| Exercise aim |
Your output must be the lines below from the line containing "Reproduce this chart" to the line containing "import seaborn as sns", both lines included, reproduced exactly and without pictures.

| Material |
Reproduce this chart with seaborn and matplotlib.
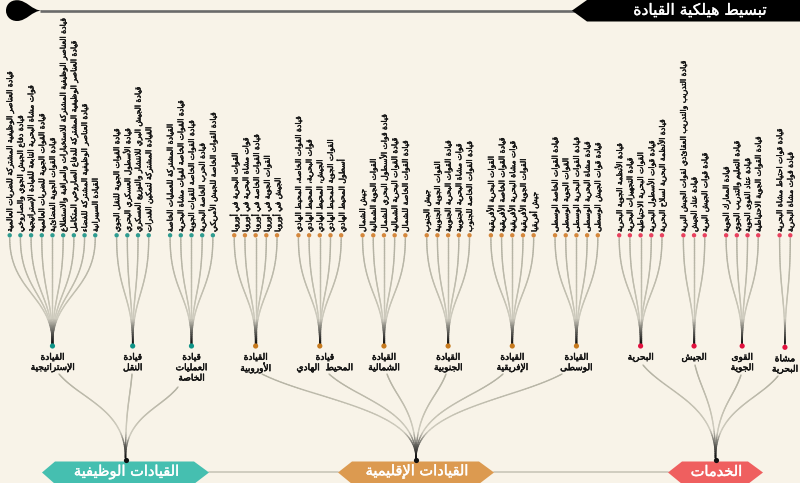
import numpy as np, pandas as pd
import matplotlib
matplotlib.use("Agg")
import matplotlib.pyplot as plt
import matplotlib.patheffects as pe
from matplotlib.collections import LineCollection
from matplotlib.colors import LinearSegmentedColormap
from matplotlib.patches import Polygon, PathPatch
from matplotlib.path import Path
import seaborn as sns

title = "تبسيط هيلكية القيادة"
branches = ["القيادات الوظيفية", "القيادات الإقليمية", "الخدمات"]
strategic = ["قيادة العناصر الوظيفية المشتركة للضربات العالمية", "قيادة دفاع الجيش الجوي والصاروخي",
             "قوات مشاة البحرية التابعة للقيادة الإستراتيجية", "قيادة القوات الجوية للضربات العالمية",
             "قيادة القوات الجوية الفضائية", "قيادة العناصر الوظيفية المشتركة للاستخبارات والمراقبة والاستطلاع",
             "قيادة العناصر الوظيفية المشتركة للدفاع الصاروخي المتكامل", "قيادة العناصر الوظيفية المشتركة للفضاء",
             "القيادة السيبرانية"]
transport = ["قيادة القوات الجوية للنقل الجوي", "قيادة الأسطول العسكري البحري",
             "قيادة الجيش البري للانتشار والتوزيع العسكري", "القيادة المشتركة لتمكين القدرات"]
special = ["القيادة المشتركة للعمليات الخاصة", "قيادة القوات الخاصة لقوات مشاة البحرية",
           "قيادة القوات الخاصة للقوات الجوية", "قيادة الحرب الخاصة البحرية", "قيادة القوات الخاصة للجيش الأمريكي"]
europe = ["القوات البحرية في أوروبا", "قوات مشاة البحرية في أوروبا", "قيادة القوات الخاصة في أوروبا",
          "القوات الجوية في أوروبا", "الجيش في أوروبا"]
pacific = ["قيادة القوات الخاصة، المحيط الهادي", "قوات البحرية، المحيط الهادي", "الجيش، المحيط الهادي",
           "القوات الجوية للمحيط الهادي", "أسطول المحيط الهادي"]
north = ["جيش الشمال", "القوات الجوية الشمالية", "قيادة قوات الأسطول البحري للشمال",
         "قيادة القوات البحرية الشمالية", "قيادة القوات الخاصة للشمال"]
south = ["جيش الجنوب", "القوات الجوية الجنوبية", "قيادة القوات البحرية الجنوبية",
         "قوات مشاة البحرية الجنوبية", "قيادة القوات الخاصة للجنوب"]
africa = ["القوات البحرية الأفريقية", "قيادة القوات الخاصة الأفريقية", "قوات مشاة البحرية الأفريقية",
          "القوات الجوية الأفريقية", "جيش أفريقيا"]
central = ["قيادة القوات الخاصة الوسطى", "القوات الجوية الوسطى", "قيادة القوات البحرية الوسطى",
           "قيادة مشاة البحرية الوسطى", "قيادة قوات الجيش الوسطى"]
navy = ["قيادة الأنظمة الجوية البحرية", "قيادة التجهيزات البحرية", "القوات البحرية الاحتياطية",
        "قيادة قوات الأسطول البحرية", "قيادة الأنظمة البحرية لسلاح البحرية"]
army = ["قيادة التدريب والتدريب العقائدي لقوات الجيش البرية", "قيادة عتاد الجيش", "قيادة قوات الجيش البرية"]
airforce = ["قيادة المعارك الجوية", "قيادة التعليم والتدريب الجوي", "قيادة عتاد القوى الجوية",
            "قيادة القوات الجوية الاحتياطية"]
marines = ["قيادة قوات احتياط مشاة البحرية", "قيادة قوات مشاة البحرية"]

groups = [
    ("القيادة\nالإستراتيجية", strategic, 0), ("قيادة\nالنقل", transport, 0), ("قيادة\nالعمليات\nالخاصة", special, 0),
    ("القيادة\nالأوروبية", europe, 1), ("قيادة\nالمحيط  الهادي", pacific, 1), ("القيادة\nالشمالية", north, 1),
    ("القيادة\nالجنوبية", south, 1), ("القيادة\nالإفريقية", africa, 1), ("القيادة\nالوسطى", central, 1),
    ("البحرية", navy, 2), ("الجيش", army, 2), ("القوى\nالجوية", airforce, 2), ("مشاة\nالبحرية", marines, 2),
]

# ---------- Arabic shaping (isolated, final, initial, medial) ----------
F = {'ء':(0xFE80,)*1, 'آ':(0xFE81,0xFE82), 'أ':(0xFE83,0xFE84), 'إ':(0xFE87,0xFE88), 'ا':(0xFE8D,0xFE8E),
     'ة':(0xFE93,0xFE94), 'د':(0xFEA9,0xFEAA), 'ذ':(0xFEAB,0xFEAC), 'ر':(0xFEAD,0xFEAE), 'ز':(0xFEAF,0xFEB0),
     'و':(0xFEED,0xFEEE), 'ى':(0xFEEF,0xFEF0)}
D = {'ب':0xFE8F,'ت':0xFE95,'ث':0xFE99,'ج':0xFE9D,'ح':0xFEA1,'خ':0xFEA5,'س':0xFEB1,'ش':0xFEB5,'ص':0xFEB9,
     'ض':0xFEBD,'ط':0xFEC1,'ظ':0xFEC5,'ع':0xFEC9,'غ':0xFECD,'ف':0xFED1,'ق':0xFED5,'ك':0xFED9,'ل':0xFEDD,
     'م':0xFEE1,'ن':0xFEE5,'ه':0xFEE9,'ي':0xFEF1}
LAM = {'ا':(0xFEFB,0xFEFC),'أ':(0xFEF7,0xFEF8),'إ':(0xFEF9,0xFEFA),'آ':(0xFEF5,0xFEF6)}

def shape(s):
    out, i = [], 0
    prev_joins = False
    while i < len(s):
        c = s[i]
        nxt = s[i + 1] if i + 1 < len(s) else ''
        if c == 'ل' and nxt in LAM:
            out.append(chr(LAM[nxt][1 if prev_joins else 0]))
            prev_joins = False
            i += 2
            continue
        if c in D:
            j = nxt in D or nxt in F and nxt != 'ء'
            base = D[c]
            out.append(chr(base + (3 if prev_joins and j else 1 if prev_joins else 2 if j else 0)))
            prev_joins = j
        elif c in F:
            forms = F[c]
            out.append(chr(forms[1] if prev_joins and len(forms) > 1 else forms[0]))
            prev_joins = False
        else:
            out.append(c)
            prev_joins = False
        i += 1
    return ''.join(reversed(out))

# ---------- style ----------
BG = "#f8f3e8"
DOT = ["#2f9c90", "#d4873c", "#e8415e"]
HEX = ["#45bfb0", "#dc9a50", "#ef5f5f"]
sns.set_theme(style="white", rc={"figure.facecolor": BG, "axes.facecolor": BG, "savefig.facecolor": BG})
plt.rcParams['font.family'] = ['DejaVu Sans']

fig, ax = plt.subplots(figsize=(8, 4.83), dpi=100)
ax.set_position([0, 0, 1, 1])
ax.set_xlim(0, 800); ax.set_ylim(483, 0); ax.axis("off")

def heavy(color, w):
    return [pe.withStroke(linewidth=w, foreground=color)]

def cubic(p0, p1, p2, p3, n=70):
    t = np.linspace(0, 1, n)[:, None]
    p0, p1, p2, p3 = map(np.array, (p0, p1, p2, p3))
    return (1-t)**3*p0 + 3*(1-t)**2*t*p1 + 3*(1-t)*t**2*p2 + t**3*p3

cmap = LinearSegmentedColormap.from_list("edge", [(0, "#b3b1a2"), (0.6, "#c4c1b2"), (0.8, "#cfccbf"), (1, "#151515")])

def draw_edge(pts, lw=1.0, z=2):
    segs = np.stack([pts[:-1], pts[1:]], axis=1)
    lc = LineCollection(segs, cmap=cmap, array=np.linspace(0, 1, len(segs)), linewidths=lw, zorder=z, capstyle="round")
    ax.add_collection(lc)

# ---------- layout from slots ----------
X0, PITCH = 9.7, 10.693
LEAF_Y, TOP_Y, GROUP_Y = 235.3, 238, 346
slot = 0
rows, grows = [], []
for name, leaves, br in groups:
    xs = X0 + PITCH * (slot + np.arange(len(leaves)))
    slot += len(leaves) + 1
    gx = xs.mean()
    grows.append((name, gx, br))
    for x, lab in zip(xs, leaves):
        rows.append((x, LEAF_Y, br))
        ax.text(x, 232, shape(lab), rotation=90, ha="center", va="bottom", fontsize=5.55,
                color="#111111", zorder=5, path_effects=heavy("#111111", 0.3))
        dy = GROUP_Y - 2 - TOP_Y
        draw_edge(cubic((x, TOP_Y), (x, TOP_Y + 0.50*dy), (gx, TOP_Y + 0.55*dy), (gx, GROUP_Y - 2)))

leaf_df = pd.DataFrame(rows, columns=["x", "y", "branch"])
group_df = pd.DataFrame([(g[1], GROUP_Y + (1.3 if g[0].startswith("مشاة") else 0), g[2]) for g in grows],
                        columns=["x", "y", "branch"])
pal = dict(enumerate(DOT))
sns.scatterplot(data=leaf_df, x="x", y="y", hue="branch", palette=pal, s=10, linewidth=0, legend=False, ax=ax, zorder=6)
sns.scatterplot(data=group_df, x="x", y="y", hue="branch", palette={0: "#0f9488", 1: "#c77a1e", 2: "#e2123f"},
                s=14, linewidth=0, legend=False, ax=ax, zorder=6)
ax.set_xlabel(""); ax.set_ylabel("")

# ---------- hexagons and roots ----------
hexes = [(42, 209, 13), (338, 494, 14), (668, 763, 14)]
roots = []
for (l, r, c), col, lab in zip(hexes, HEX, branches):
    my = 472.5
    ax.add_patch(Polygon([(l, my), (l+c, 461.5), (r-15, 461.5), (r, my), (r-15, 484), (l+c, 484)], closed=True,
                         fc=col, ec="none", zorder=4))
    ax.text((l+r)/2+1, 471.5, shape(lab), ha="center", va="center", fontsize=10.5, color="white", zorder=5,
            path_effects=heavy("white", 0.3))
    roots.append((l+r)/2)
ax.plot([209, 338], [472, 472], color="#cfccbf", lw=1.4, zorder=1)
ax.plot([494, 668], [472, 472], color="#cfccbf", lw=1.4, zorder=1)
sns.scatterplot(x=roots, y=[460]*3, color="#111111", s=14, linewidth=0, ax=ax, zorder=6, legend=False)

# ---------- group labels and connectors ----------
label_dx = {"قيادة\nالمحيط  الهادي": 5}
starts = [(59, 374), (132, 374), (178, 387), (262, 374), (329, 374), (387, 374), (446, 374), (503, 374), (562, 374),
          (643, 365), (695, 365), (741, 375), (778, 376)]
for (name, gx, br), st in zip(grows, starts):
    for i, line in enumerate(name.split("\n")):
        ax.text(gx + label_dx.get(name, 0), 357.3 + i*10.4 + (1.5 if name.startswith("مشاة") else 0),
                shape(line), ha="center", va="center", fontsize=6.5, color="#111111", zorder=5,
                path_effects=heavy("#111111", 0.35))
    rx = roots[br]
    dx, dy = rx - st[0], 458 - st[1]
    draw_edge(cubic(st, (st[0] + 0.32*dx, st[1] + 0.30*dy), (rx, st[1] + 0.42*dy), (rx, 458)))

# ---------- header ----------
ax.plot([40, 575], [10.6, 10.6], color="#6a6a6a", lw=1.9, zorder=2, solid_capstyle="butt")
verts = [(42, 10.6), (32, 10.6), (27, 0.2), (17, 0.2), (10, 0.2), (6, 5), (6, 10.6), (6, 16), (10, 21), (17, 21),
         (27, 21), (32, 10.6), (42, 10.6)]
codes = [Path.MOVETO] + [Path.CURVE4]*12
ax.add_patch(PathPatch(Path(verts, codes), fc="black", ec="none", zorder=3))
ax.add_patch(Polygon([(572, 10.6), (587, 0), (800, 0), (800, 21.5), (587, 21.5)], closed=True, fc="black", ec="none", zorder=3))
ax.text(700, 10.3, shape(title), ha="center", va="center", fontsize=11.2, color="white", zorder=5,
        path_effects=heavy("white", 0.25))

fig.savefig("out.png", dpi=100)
--
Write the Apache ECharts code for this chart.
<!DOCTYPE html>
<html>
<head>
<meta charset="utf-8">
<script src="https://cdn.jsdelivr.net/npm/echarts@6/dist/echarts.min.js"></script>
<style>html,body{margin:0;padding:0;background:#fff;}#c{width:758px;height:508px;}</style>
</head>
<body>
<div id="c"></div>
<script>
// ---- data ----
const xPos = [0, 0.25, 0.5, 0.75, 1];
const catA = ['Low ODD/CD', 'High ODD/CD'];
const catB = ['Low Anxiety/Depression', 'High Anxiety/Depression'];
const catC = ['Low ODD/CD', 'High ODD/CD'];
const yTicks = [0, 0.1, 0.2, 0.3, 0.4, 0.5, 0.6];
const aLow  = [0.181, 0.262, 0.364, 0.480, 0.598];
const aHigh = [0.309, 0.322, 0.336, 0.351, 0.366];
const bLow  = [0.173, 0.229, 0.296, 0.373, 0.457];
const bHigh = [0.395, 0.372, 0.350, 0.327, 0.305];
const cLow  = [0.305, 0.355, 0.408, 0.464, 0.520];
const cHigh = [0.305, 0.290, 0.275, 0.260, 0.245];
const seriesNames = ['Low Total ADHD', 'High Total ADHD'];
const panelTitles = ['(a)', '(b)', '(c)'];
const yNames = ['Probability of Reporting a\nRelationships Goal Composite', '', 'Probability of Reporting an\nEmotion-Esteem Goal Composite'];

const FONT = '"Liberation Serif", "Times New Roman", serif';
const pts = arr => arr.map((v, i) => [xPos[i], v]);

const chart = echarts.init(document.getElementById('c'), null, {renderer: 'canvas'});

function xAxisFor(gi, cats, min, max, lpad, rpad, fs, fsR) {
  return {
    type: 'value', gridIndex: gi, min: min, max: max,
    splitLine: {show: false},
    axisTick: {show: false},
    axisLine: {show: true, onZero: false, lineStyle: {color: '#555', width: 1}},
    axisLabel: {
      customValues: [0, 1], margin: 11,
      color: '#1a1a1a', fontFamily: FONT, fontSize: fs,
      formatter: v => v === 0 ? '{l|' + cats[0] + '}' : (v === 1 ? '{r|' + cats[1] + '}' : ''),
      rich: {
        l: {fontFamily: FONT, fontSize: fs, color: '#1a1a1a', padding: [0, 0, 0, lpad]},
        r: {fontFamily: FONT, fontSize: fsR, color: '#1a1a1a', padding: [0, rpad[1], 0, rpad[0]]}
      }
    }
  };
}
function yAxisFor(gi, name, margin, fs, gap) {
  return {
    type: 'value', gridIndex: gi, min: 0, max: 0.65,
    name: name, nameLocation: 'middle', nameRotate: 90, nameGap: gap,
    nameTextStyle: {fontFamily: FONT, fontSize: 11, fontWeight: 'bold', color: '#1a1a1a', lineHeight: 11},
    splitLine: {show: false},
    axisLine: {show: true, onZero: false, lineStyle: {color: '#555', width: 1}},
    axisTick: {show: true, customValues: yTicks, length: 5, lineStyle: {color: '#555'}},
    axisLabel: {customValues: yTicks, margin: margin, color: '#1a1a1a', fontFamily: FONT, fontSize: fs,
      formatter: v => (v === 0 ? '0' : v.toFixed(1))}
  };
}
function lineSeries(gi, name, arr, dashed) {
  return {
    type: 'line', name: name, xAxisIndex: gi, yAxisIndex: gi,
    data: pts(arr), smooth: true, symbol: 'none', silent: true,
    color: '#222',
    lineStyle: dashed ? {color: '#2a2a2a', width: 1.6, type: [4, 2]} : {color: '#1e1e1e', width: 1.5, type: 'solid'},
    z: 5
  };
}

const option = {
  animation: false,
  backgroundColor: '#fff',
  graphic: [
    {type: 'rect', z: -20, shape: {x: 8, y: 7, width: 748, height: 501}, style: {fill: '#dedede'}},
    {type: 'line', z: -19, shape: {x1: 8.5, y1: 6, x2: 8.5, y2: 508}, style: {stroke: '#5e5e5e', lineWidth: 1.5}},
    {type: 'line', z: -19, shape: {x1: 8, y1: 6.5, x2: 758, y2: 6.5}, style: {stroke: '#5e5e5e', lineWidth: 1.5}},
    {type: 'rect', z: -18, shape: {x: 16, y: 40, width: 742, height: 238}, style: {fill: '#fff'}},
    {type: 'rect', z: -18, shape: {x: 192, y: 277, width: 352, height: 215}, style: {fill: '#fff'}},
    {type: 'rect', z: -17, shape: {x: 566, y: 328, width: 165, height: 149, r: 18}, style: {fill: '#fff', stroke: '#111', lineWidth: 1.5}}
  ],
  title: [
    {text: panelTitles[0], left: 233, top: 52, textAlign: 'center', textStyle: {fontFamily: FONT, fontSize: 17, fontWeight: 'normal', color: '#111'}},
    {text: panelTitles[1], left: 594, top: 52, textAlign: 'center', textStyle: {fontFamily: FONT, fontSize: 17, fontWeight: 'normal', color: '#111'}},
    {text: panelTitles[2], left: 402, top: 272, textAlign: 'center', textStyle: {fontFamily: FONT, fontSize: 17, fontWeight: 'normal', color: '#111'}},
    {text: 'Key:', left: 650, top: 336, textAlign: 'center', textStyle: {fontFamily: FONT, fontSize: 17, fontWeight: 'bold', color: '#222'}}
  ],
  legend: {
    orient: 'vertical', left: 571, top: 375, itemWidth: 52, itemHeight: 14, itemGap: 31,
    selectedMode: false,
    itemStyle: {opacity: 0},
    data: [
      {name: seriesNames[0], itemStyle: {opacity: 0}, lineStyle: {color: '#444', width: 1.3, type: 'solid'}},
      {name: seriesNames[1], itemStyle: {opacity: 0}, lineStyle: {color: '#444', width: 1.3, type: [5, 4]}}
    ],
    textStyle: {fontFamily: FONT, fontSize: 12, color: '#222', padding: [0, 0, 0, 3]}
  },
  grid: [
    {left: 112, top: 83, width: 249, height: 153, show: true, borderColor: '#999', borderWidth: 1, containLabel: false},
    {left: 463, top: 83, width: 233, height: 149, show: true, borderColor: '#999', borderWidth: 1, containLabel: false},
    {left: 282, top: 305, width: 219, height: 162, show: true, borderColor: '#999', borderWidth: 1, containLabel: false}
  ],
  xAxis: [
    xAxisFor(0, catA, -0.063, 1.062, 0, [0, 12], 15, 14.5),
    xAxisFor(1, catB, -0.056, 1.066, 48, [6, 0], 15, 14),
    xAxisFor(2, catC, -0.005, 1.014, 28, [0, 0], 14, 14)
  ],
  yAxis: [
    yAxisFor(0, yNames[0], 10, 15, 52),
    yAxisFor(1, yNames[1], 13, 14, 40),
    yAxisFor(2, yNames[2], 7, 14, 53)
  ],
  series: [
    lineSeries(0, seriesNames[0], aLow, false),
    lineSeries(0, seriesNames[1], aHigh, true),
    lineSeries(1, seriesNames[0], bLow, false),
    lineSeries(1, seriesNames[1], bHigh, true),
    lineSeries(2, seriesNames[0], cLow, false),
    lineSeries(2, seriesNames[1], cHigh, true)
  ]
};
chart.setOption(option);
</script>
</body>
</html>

| Response to the task |
Reproduce this chart with seaborn and matplotlib.
import numpy as np, pandas as pd
import matplotlib
matplotlib.use("Agg")
import matplotlib.pyplot as plt
import matplotlib.patheffects as pe
from matplotlib.collections import LineCollection
from matplotlib.colors import LinearSegmentedColormap
from matplotlib.patches import Polygon, PathPatch
from matplotlib.path import Path
import seaborn as sns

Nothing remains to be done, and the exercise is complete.